Vers la même époque, deux autres Anglais, Henson et Stringfellow, furent bien près de trouver la solution. Si l’Ariel, dont nous possédons de très nombreuses gravures publiées à l’époque, ne fut jamais construit, il n’en reste pas moins que Stringfellow, continuant les travaux de Cayley et de Henson, fit voler pour la première fois dans l’histoire un modèle réduit d’aéroplane à vapeur.
C’est en 1856, avec le Français Jean-Marie Le Bris, que les premiers essais de planeur avec passager ont lieu, et c’est encore avec lui, en 1868, que sera prise la première photographie d’un « plus lourd que l’air », en vraie grandeur.

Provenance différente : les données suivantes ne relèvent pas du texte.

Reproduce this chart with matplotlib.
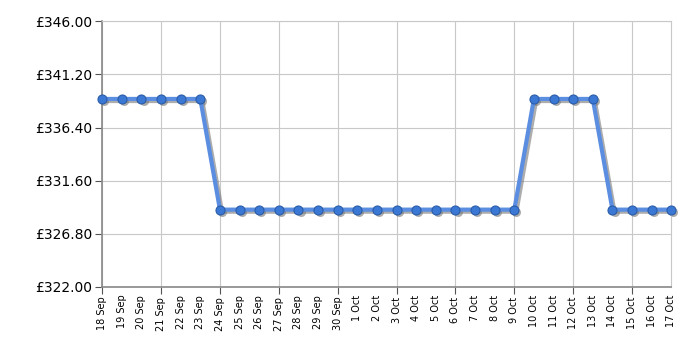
import matplotlib
matplotlib.use("Agg")
import matplotlib.pyplot as plt
import matplotlib.transforms as mtransforms
import numpy as np

dates = ["18 Sep", "19 Sep", "20 Sep", "21 Sep", "22 Sep", "23 Sep", "24 Sep", "25 Sep",
         "26 Sep", "27 Sep", "28 Sep", "29 Sep", "30 Sep", "1 Oct", "2 Oct", "3 Oct",
         "4 Oct", "5 Oct", "6 Oct", "7 Oct", "8 Oct", "9 Oct", "10 Oct", "11 Oct",
         "12 Oct", "13 Oct", "14 Oct", "15 Oct", "16 Oct", "17 Oct"]
prices = [338.99] * 6 + [328.99] * 16 + [338.99] * 4 + [328.99] * 4
yticks = [322.00, 326.80, 331.60, 336.40, 341.20, 346.00]

fig = plt.figure(figsize=(7, 3.5), dpi=100)
ax = fig.add_axes([0.146, 0.18, 0.813, 0.759])

x = np.arange(len(dates))
# grey drop shadow under the line
shadow_tr = mtransforms.offset_copy(ax.transData, fig=fig, x=1.5, y=-1.5, units="points")
ax.plot(x, prices, color="#777777", lw=3, alpha=0.6, marker="o", ms=6.5,
        markeredgewidth=0, transform=shadow_tr, zorder=2, clip_on=False)
ax.plot(x, prices, color="#5b8ee0", lw=3, marker="o", ms=6.5,
        markerfacecolor="#3a78d4", markeredgecolor="#2a5ca8", markeredgewidth=0.8,
        zorder=3, clip_on=False)

ax.set_xlim(0, len(dates) - 1)
ax.set_ylim(322, 346)
ax.set_yticks(yticks)
ax.set_yticklabels(["£%.2f" % v for v in yticks], fontsize=10)

major = x[::3]
minor = [i for i in x if i % 3 != 0]
ax.set_xticks(major)
ax.set_xticklabels([dates[i] for i in major], rotation=90, fontsize=7)
ax.set_xticks(minor, minor=True)
ax.set_xticklabels([dates[i] for i in minor], minor=True, rotation=90, fontsize=7)
ax.tick_params(axis="x", which="minor", length=0, pad=5.5)
ax.tick_params(axis="x", which="major", length=5, color="#555555", pad=2)
ax.tick_params(axis="y", length=5, color="#555555", pad=2)

ax.grid(True, which="major", color="#c8c8c8", lw=0.8)
ax.set_axisbelow(True)
for s in ["top", "right"]:
    ax.spines[s].set_color("#c8c8c8")
for s in ["left", "bottom"]:
    ax.spines[s].set_color("#888888")
    ax.spines[s].set_linewidth(1.2)

fig.savefig("out.png", dpi=100)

En 1862, on aura noté l’invention du mot « aviation » par Gabriel de La Landelle, le lancement de la campagne de la « sainte hélice » par Nadar et la construction, par Ponton d’Amécourt, d’un hélicoptère à vapeur, première application de l’aluminium au plus lourd que l’air.
Depuis Cayley, l’attention des chercheurs a été attirée sur l’importance des données aérodynamiques. Un pas décisif sera fait dans ce domaine par un autre Anglais, Wenham, qui construira le premier « tunnel » (on dira « soufflerie » par la suite) pour l’expérimentation des maquettes. La notion d’essai systématique apparaît, remplaçant bientôt les tâtonnements.

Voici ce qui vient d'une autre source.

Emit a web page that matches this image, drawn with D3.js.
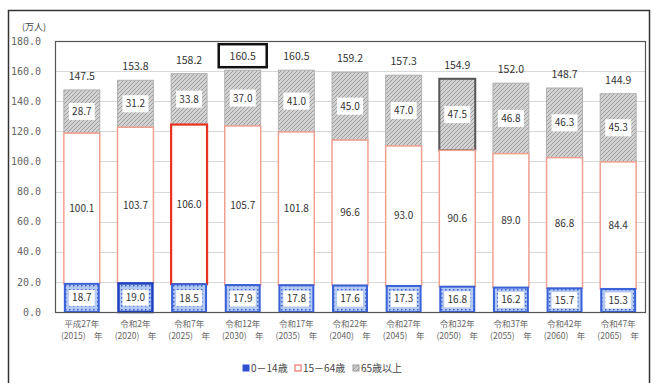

En France, Pénaud et Gauchot proposent en 1876 un aéroplane avec train escamotable, hélices à pas variable, gouvernes compensées et commande unique pour la profondeur et la direction.
D’autre part, vers 1874, le Français Félix du Temple parvient à lancer son aéroplane à vapeur le long d’un plan incliné, avec un jeune marin à bord. Mais pour qu’il y ait décollage, il ne faut ni plan incliné ni moyen additionnel (catapulte, contrepoids), et, pour qu’il y ait vol, il faut : trajectoire soutenue, dirigeabilité, enfin atterrissage à un niveau au moins égal à celui du point de départ.
Nous arrivons à la fameuse controverse relative au premier vol de l’histoire : Clément Ader a-t-il volé le premier, le 9 octobre 1890 au château d’Armainvilliers ou le 14 octobre 1897 à Satory ? Les témoignages que l’on cite à l’appui sont-ils valables ? Si l’on répond par la négative à la première question, c’est aux frères Wright, disent les Américains, qu’il faut attribuer l’exploit, réalisé le 17 décembre 1903 à Kitty Hawk, en Caroline du Nord. Les historiens sont partagés. Aucun procès-verbal officiel n’a été établi sur le moment, ni pour l’un ni pour l’autre de ces vols. Il est certain dans les deux cas qu’il y a eu « soulèvement ». Peut-on dire qu’il y a eu vol soutenu du fait du moteur ? En tout cas, il n’y a pas eu virage. C’est le 15 septembre 1904 seulement que l’on voit apparaître dans les carnets des frères Wright la notion de « demi-cercle ». Il convient également de se replacer à l’époque : on constate alors que les constructeurs, aussi bien Ader que les frères Wright, tenaient à entourer leur invention du plus grand secret. Ce n’est que bien plus tard, au bout de quelques années, que se firent jour les déclarations d’antériorité. Entre 1890 et 1905, le public, pour passionné d’aviation qu’il fût, était assez mal informé des expériences précises de nos précurseurs. C’est aujourd’hui seulement, avec un certain recul, que nous avons en main les données du problème : travaux d’Ader, des frères Wright, mais également recherches et expériences de Mojaïski en Russie, de Maxim en Angleterre, de Jatho en Allemagne, de Kress en Autriche, de Langley aux États-Unis. Tous ceux que nous venons de citer ont essayé de décoller avec un moteur, mais cela ne doit pas faire oublier les noms de ceux qui ont fait faire de grands progrès à l’aviation au moyen du planeur : c’est en premier lieu l’Allemand Lilienthal, puis l’Écossais Pilcher, les Américains Montgomery et Maloney, les Français Ferber, Charles et Gabriel Voisin. Il ne faut pas oublier non plus les expériences de Hargrave en Australie, avec ses cerfs-volants cellulaires, et les études sur le vol des oiseaux des Français Mouillard et Marey. Il faut enfin se rappeler qu’il s’en est fallu de bien peu pour qu’un autre Américain, Langley, décollât avant les frères Wright, si ses expériences sur le Potomac avaient été couronnées de succès le 8 décembre 1903.